EPRA sees global coalition emerging over accounting rules

IFRS proposals that could mark a sea change in international accounting and financial reporting rules are drawing together the international listed real estate industry in an unprecedented coalition to influence their outcome and marks the real globalization of the sector, the European Public Real Estate Association (EPRA) says during the 8th annual EPRA conference, held on 6-7 September, 2007 in Athens, Greece.

"The project being managed jointly by the U.S. Financial Accounting Standards Board (FASB) and the London-based International Accounting Standards Boards (IASB) has profound implications for the listed real estate industry. Unless we move now into a global coalition to influence the process we will be landed with completely different financial reporting statements from those we have been used to," Hans Bruggink, Director of Reporting Practices at EPRA, said.

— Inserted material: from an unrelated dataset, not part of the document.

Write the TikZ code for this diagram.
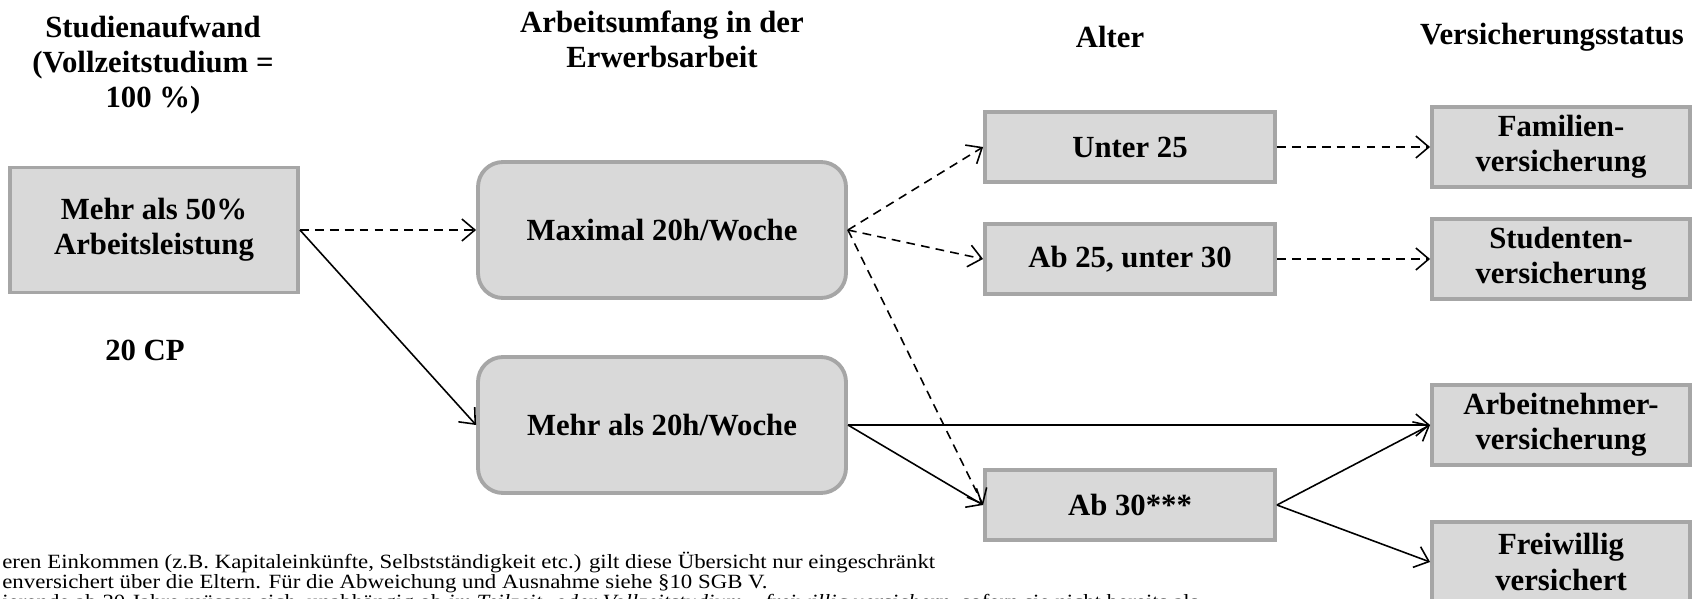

The proposed re-writing of Financial Statement Presentation under IFRS (International Financial Reporting Standards) and its convergence with U.S. GAAP, is aimed at moving away from the focus on a single bottom line profit figure in company income statements and balance sheets, showing what is left after expenses and taxes. It is shifting towards reflecting how businesses are actually run in the eye of IASB/FASB to give a clearer picture of value in different parts of a company.

"At the moment you can see current assets and fixed assets, liabilities and equity clearly in a listed real estate company's accounts so you can calculate your ratios at one glance. Under the 'cohesive principle' in the new proposed rules you have to put financing in the financing part of the balance sheet and the industry's present practice of putting funds from operation and its financing in the business part would not be allowed. Commercial real estate properties that are rented to clients for say 5 or 10 years would be considered financial assets in their entirety and rents would be presented as interest and amortization of the lease contract," Bruggink said.

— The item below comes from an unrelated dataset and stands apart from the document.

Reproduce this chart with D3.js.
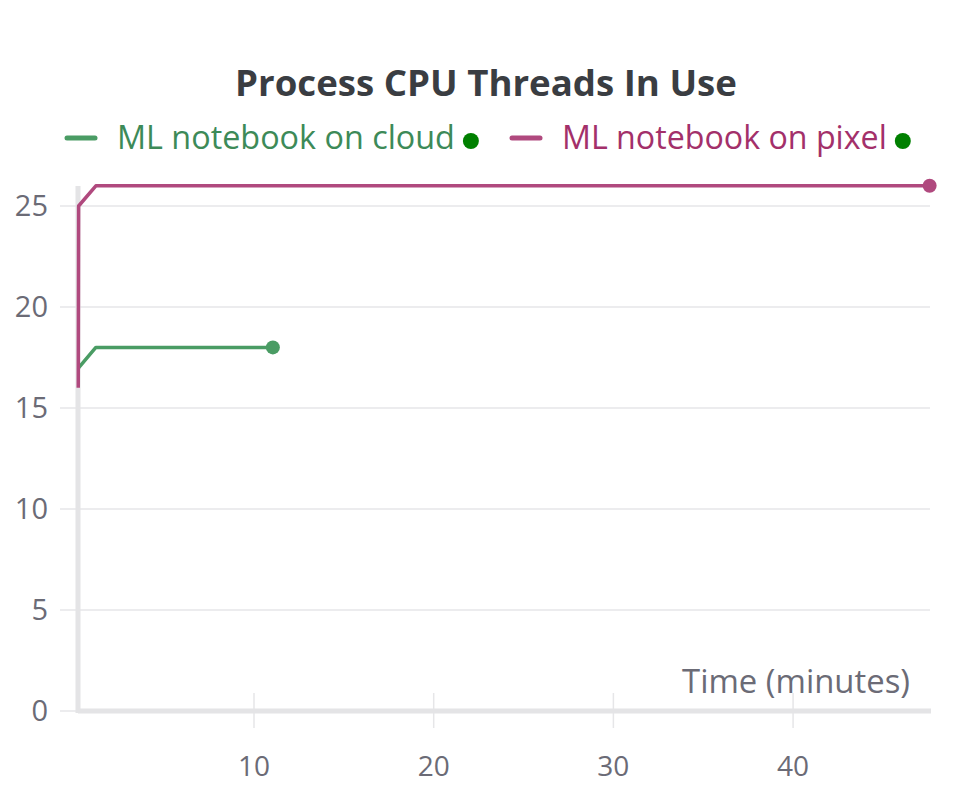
<!DOCTYPE html>
<html><head><meta charset="utf-8">
<script src="https://cdn.jsdelivr.net/npm/d3@7"></script>
<style>html,body{margin:0;padding:0;background:#fff;}svg{display:block;}</style>
</head><body>
<svg id="chart" width="971" height="785"></svg>
<script>
const title = "Process CPU Threads In Use";
const seriesNames = ["ML notebook on cloud", "ML notebook on pixel"];
const seriesColors = ["#4a9c64", "#b0497e"];
const legendTextColors = ["#3d8a58", "#a3306a"];
const cloudTime = [0.25, 1.2, 11.05];
const cloudValue = [17, 18, 18];
const pixelTime = [0.22, 0.24, 1.2, 47.6];
const pixelValue = [16, 25, 26, 26];
const xTicks = [10, 20, 30, 40];
const yTicks = [0, 5, 10, 15, 20, 25];
const xLabel = "Time (minutes)";

const svg = d3.select("#chart");
const font = "'Open Sans', sans-serif";
const x = d3.scaleLinear().domain([0.206, 47.62]).range([78, 930]);
const y = d3.scaleLinear().domain([0, 26]).range([711, 711 - 26 * 20.2]);

function fit(sel, w) {
  const cur = sel.node().getComputedTextLength();
  const fs = parseFloat(sel.attr("font-size"));
  sel.attr("font-size", fs * w / cur);
  return sel;
}

// gridlines
svg.append("g").selectAll("line").data(yTicks.filter(d => d > 0)).join("line")
  .attr("x1", 60).attr("x2", 930).attr("y1", d => y(d)).attr("y2", d => y(d))
  .attr("stroke", "#e6e6e8").attr("stroke-width", 1.5);
svg.append("line").attr("x1", 60).attr("x2", 78).attr("y1", y(0)).attr("y2", y(0))
  .attr("stroke", "#e6e6e8").attr("stroke-width", 1.5);
// x tick marks
svg.append("g").selectAll("line").data(xTicks).join("line")
  .attr("x1", d => x(d)).attr("x2", d => x(d)).attr("y1", 693).attr("y2", 728)
  .attr("stroke", "#e6e6e8").attr("stroke-width", 1.5);
// axes lines
svg.append("line").attr("x1", 78).attr("x2", 78).attr("y1", 186).attr("y2", 713)
  .attr("stroke", "#e4e4e6").attr("stroke-width", 5);
svg.append("line").attr("x1", 78).attr("x2", 931).attr("y1", 711).attr("y2", 711)
  .attr("stroke", "#e4e4e6").attr("stroke-width", 5);

// tick labels
svg.append("g").selectAll("text").data(yTicks).join("text")
  .attr("x", 48).attr("y", d => y(d)).attr("dy", "0.36em").attr("text-anchor", "end")
  .attr("font-family", font).attr("font-size", 29).attr("fill", "#6b6b76").text(d => d);
svg.append("g").selectAll("text").data(xTicks).join("text")
  .attr("x", d => x(d)).attr("y", 776).attr("text-anchor", "middle")
  .attr("font-family", font).attr("font-size", 28).attr("fill", "#6b6b76").text(d => d);
fit(svg.append("text").attr("x", 910).attr("y", 693).attr("text-anchor", "end")
  .attr("font-family", font).attr("font-size", 28).attr("fill", "#6b6b76").text(xLabel), 228);

// lines
const line = d3.line().x(d => x(d[0])).y(d => y(d[1]));
const series = [
  { t: cloudTime, v: cloudValue },
  { t: pixelTime, v: pixelValue }
];
series.forEach((s, i) => {
  const pts = s.t.map((t, j) => [t, s.v[j]]);
  svg.append("path").attr("d", line(pts)).attr("fill", "none")
    .attr("stroke", seriesColors[i]).attr("stroke-width", 3.5).attr("stroke-linejoin", "round");
  const last = pts[pts.length - 1];
  svg.append("circle").attr("cx", x(last[0])).attr("cy", y(last[1])).attr("r", 7)
    .attr("fill", seriesColors[i]);
});

// title
fit(svg.append("text").attr("x", 486).attr("y", 96).attr("text-anchor", "middle")
  .attr("font-family", font).attr("font-weight", "bold").attr("font-size", 34)
  .attr("fill", "#3a3d42").text(title), 502);

// legend
const legendX = [67, 512];
const legendW = [338, 325];
seriesNames.forEach((n, i) => {
  const g = svg.append("g");
  g.append("line").attr("x1", legendX[i]).attr("x2", legendX[i] + 28).attr("y1", 138).attr("y2", 138)
    .attr("stroke", seriesColors[i]).attr("stroke-width", 5).attr("stroke-linecap", "round");
  const t = fit(g.append("text").attr("x", legendX[i] + 50).attr("y", 149)
    .attr("font-family", font).attr("font-size", 30).attr("fill", legendTextColors[i]).text(n), legendW[i]);
  const w = t.node().getComputedTextLength();
  g.append("circle").attr("cx", legendX[i] + 50 + w + 16).attr("cy", 141).attr("r", 8).attr("fill", "#008000");
});
</script>
</body></html>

The industry absolutely does not want this because the value of real estate companies is all based on the visible net asset value of the real estate properties. These are not like a leased car, machinery or aircraft rental contact with a life of five, 10 or 15 years, bricks and mortar can extend for 50 to a 100 years.

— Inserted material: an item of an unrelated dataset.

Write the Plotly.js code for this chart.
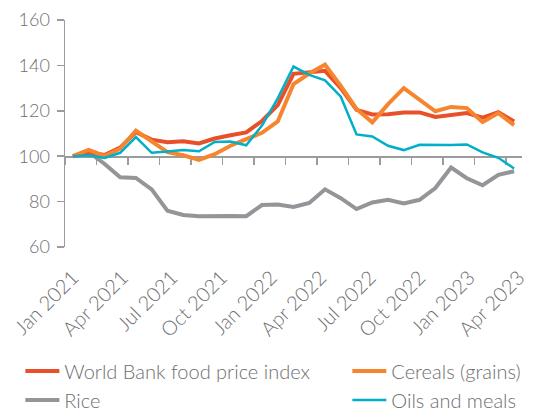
<!DOCTYPE html>
<html>
<head>
<meta charset="utf-8">
<script src="https://cdn.plot.ly/plotly-3.0.1.min.js"></script>
<style>
  html, body { margin: 0; padding: 0; background: #ffffff; }
  #chart { width: 536px; height: 411px; }
</style>
</head>
<body>
<div id="chart"></div>
<script>
// Months Jan 2021 .. May 2023 (29 monthly observations)
const months = ["2021-01","2021-02","2021-03","2021-04","2021-05","2021-06","2021-07","2021-08","2021-09","2021-10","2021-11","2021-12",
                "2022-01","2022-02","2022-03","2022-04","2022-05","2022-06","2022-07","2022-08","2022-09","2022-10","2022-11","2022-12",
                "2023-01","2023-02","2023-03","2023-04","2023-05"];

const foodIndex = [100, 101.7, 100.5, 103.8, 110.6, 107.3, 106.2, 106.6, 105.6, 107.8, 109.2, 110.5,
                   115.5, 122.5, 136.3, 137.0, 137.6, 130.0, 120.4, 118.4, 118.5, 119.3, 119.3, 117.3,
                   118.0, 119.0, 117.0, 119.4, 115.3];
const cereals   = [100, 102.8, 100.1, 103.3, 111.3, 106.5, 101.8, 100.4, 98.4, 100.9, 104.6, 107.5,
                   110.3, 115.3, 131.8, 136.4, 140.3, 131.0, 120.8, 114.9, 122.9, 130.0, 125.0, 119.8,
                   121.7, 121.2, 115.0, 119.0, 113.7];
const rice      = [100, 101.8, 96.7, 90.7, 90.4, 85.4, 76.0, 74.1, 73.5, 73.7, 73.7, 73.6,
                   78.5, 78.7, 77.6, 79.4, 85.4, 81.5, 76.7, 79.6, 80.8, 79.2, 80.8, 86.0,
                   95.0, 90.3, 87.2, 91.8, 93.4];
const oilsMeals = [100, 100.4, 99.2, 101.5, 108.4, 101.5, 102.1, 102.7, 102.2, 106.3, 106.5, 104.8,
                   113.5, 125.5, 139.5, 135.8, 133.4, 126.2, 109.6, 108.7, 104.6, 102.7, 105.0, 104.9,
                   104.9, 105.2, 101.7, 99.3, 94.6];

const tickLabels = ["Jan 2021","Apr 2021","Jul 2021","Oct 2021","Jan 2022","Apr 2022","Jul 2022","Oct 2022","Jan 2023","Apr 2023"];
const yTicks = [60, 80, 100, 120, 140, 160];

const xIdx = months.map((_, i) => i);
const labelStep = 3.144;
const labelPos = tickLabels.map((_, j) => j * labelStep);

const FONT = "Lato, 'Open Sans', sans-serif";
const TXT = "#6d6e71";
const AX = "#9a9b9d";

function line(name, y, color, width, rank, legendId) {
  return { type: "scatter", mode: "lines", name: name, x: xIdx, y: y,
           line: { color: color, width: width }, legendrank: rank,
           legend: legendId, hoverinfo: "skip" };
}

const data = [
  line("Rice", rice, "#939598", 4, 2, "legend"),
  line("World Bank food price index", foodIndex, "#e8502a", 4, 1, "legend"),
  line("Cereals (grains)", cereals, "#f5862f", 4, 1, "legend2"),
  line("Oils and meals", oilsMeals, "#00afc8", 2.5, 2, "legend2"),
  { type: "scatter", mode: "lines", x: [], y: [], xaxis: "x2", showlegend: false, hoverinfo: "skip" }
];

const legendFont = { family: FONT, size: 20, color: TXT, weight: 300 };

const layout = {
  width: 536, height: 411,
  margin: { l: 65, r: 14.3, t: 19.5, b: 163.5 },
  paper_bgcolor: "#ffffff", plot_bgcolor: "#ffffff",
  font: { family: FONT, color: TXT, size: 18, weight: 300 },
  showlegend: true,
  legend: {
    orientation: "h", xref: "container", yref: "container",
    x: 0.038, y: 0.145, xanchor: "left", yanchor: "top",
    entrywidth: 300, entrywidthmode: "pixels", itemwidth: 34,
    font: legendFont, traceorder: "normal", bgcolor: "rgba(0,0,0,0)"
  },
  legend2: {
    orientation: "h", xref: "container", yref: "container",
    x: 0.648, y: 0.145, xanchor: "left", yanchor: "top",
    entrywidth: 290, entrywidthmode: "pixels", itemwidth: 34,
    font: legendFont, traceorder: "normal", bgcolor: "rgba(0,0,0,0)"
  },
  xaxis: {
    range: [-0.5, 28.5], showgrid: false, zeroline: false, showline: false,
    ticks: "", tickmode: "array", tickvals: labelPos, ticktext: tickLabels,
    tickangle: -45, tickfont: { family: FONT, size: 20, color: TXT, weight: 300 },
    ticklabelstandoff: 14
  },
  xaxis2: {
    overlaying: "x", anchor: "free", position: 0.4, side: "bottom",
    range: [-0.5, 28.5], tickmode: "linear", tick0: -0.5, dtick: 2,
    ticks: "outside", ticklen: 7, tickwidth: 1.5, tickcolor: AX,
    showticklabels: false, showline: true, linecolor: AX, linewidth: 1.5,
    showgrid: false, zeroline: false, layer: "below traces"
  },
  yaxis: {
    range: [60, 160], tickmode: "array", tickvals: yTicks,
    showgrid: false, zeroline: false, showline: true, linecolor: AX, linewidth: 1.5,
    ticks: "outside", ticklen: 7, tickwidth: 1.5, tickcolor: AX,
    tickfont: { family: FONT, size: 18, color: TXT, weight: 300 }, ticklabelstandoff: 3
  }
};

Plotly.newPlot("chart", data, layout, { displayModeBar: false, staticPlot: true });
</script>
</body>
</html>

The implications of the accounting boards' proposals have fired up the representative bodies for listed real estate around the world to form a united coalition, which will lobby the FASB and IASB to adopt standards that best match the operational realities of the real estate industry.

Alongside EPRA, NAREIT in the U.S., APREA in Asia, the BPF in the UK, and Canadian and Australian associations are all represented in the coalition.

"We are working right now to get out a global profit and loss model in which our industry can focus on a metric that is very close to the adjusted EPRA Earnings Per Share model, but at the same time equals Funds From Operations as they know it in the U.S. and Canada. It's a P&L that looks a bit different from the present standards of IFRS, but we're going to the accounting boards in the autumn of this year to see if we can get some recognition of this way of presenting performance," Bruggink said.

It is important the FASB and IASB realise the huge influence the real estate industry has in the global economic system in terms of investments by pension funds, insurance companies and public and private investors in the direct form, or indirectly via funds, equities and real estate bonds, as an alternative for shares, bonds and other securities.

"We have to use the time now to exert our influence. I think we've got until the end of 2008, to make a difference," Bruggink concluded.